Alasdair MacIntyre’s concept of “practice” is a comprehensive one and transcendent of any particular culture. It is precisely in his distinction between the “codes of practices” (193) and the “core virtues” that are expressed within these codes that allows virtue to be independent of particular actions. While MacIntyre uses the morality of lying in different cultures as an example of how “codes of practices” vary from virtue (192-193), the issue of slavery (whether the American form or any of the others – African, Asian, Native American, ancient or early Modern) is an interesting one. Is there such a thing as a virtuous slave owner? (Aristotle should hope so, since he owned slaves). Is there such a thing as excellence in the management of slaves? While we might acknowledge excellence in the “practice” of the management of employees, is there any “internal good” to be gained from excellence in the management of slave labor? Or is it just inherently wrong? MacIntyre addresses the question on page 199, asking if some “practices” are inherently evil. He allows for the possibility, while confessing to be unable to find any examples (200). For him, the problem with the possible candidates for an evil practice, torture and sadomasochistic sex, is that he finds them closer to a “techne” than a “practice”. But plantation management in the antebellum South is complex enough to be a “practice”, and the social element is fulfilled by the community of wealthy slave-owners.

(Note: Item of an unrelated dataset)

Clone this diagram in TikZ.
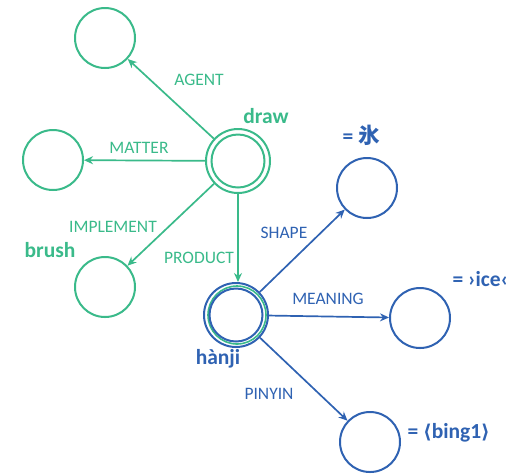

In that historical context a slave owner could strive for excellence in the management of his plantation, judging himself according to objective standards shared by other plantation owners, and exercise “core virtues” in pursuit of an “inner good” (the wealth and status accrued from his exploitation slave labor being secondary), and be simultaneously virtuous and evil. In fact, the description might apply to Thomas Jefferson, except by all accounts he was a very poor manager of his estate, dying in near bankruptcy.
Reference:
Alasdair MacIntyre. After Virtue. Notre Dame, IN: University of Notre Dame Press, 1981.